Recently, The University of Hong Kong and NVIDIA jointly developed a new visual attention mechanism called Generalized Spatial Propagation Network (GSPN), which has made significant breakthroughs in high-resolution image generation.
Although traditional self-attention mechanisms have achieved good results in natural language processing and computer vision fields, they face dual challenges of huge computational overhead and loss of spatial structure when handling high-resolution images. The computational complexity of traditional self-attention mechanisms is O(N²), making it very time-consuming to process long contexts. Additionally, converting two-dimensional images into one-dimensional sequences causes the loss of spatial relationships.

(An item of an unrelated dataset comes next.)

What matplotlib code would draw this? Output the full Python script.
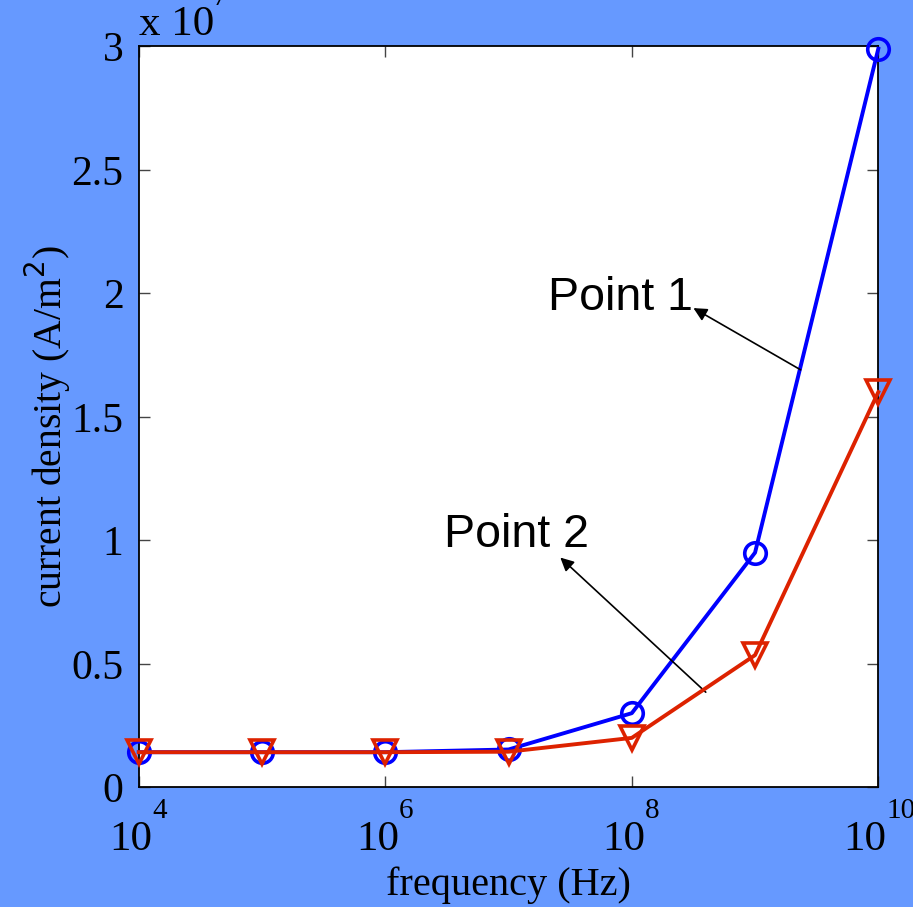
import numpy as np
import matplotlib.pyplot as plt
from matplotlib.ticker import FixedLocator, FuncFormatter, NullLocator, NullFormatter
from matplotlib.transforms import offset_copy

plt.rcParams['font.family'] = 'Liberation Serif'

# dati
freq = [1e4, 1e5, 1e6, 1e7, 1e8, 1e9, 1e10]
point1 = [1.42e6, 1.42e6, 1.42e6, 1.53e6, 3.0e6, 9.5e6, 2.99e7]
point2 = [1.42e6, 1.42e6, 1.42e6, 1.44e6, 2.0e6, 5.35e6, 1.6e7]
xticks = [1e4, 1e6, 1e8, 1e10]
yticks = [0, 0.5e7, 1e7, 1.5e7, 2e7, 2.5e7, 3e7]

BG = '#6699ff'
BLUE = '#0000ff'
RED = '#dd2200'

fig = plt.figure(figsize=(9.13, 9.07), dpi=100, facecolor=BG)
ax = fig.add_axes([0.152, 0.132, 0.810, 0.817])

ax.plot(freq, point1, color=BLUE, lw=2.8, marker='o', ms=15.5, mfc='none',
        mec=BLUE, mew=2.6, clip_on=False, zorder=3)
ax.plot(freq, point2, color=RED, lw=2.8, marker='v', ms=17, mfc='none',
        mec=RED, mew=2.6, clip_on=False, zorder=4)

ax.set_xscale('log')
ax.set_xlim(1e4, 1e10)
ax.set_ylim(0, 3e7)
ax.xaxis.set_major_locator(FixedLocator(xticks))
ax.xaxis.set_minor_locator(NullLocator())
ax.xaxis.set_major_formatter(NullFormatter())
ax.yaxis.set_major_locator(FixedLocator(yticks))
ax.yaxis.set_major_formatter(FuncFormatter(lambda v, p: ('%g' % (v / 1e7))))

ax.tick_params(direction='in', length=8, width=1, color='#444444',
               top=True, right=True, labelsize=30, pad=11)
for s in ax.spines.values():
    s.set_linewidth(1.3)

# etichette 10^n in stile MATLAB (esponente rialzato)
trans = ax.get_xaxis_transform()
for t in xticks:
    esp = str(int(round(np.log10(t))))
    dx = (38 - 11 * len(esp)) / 2
    ax.text(t, 0, '10', fontsize=31, ha='right', va='baseline',
            transform=offset_copy(trans, fig=fig, x=dx, y=-63, units='dots'))
    ax.text(t, 0, esp, fontsize=21, ha='left', va='baseline',
            transform=offset_copy(trans, fig=fig, x=dx, y=-31, units='dots'))

fig.text(508 / 913, 1 - 885 / 907, 'frequency (Hz)', fontsize=29,
         ha='center', va='center')
fig.text(48 / 913, 1 - 427 / 907, r'current density (A/m$^{2}$)', fontsize=28.5,
         ha='center', va='center', rotation=90)

# moltiplicatore dell'asse y
ax.text(0.0, 0, 'x 10', fontsize=31, ha='left', va='baseline',
        transform=offset_copy(ax.transAxes, fig=fig, x=0, y=752, units='dots'))
ax.text(0.0, 0, '7', fontsize=21, ha='left', va='baseline',
        transform=offset_copy(ax.transAxes, fig=fig, x=73, y=782, units='dots'))

arrow = dict(arrowstyle='-|>', color='black', lw=1.2,
             mutation_scale=20, shrinkA=0, shrinkB=0)
ax.annotate('', xy=(10**8.50, 1.94e7), xytext=(10**9.37, 1.69e7),
            arrowprops=arrow)
ax.text(10**7.32, 1.931e7, 'Point 1', fontsize=33.5, family='Liberation Sans',
        ha='left', va='baseline')

ax.annotate('', xy=(10**7.42, 0.93e7), xytext=(10**8.60, 0.385e7),
            arrowprops=arrow)
ax.text(10**6.48, 0.972e7, 'Point 2', fontsize=33.5, family='Liberation Sans',
        ha='left', va='baseline')

plt.savefig('out.png', dpi=100, facecolor=BG)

To address these issues, GSPN adopts an innovative two-dimensional linear propagation method combined with the "stability-context conditioning" theory, reducing the computational complexity to √N level while preserving the spatial coherence of the image. This new mechanism significantly improves computational efficiency and sets performance records on multiple visual tasks.
The core technology of GSPN includes two major parts: two-dimensional linear propagation and stability-context conditioning. By scanning row by row or column by column, GSPN can efficiently process two-dimensional images. Compared with traditional attention mechanisms, GSPN not only reduces the number of parameters but also maintains the integrity of information propagation. Moreover, researchers proposed the stability-context conditioning to ensure the system's stability and reliability during long-distance propagation.
In experiments, GSPN demonstrated outstanding performance. In image classification tasks, GSPN achieved an 82.2% Top-1 accuracy at 5.3GFLOPs, surpassing many existing models. In image generation tasks, GSPN increased the generation speed by 1.5 times when processing 256×256 tasks. Especially in text-to-image generation tasks, GSPN could quickly generate images at a resolution of 16K×8K, accelerating inference time by more than 84 times, showcasing its great potential in practical applications.
In summary, GSPN, through its unique design concepts and structures, has significantly improved computational efficiency while maintaining spatial coherence, opening up new possibilities for future multimodal models and real-time visual applications.
Project homepage: https://whj363636.github.io/GSPN/
Code: https://github.com/NVlabs/GSPN
Key points:
🌟 GSPN boosts the generation speed of high-resolution images by over 84 times through an innovative two-dimensional linear propagation mechanism.
💡 This mechanism solves the problems of computational complexity and loss of spatial structure in traditional self-attention mechanisms when handling high-resolution images.
🚀 GSPN sets performance records in multiple visual tasks, providing new directions for future applications.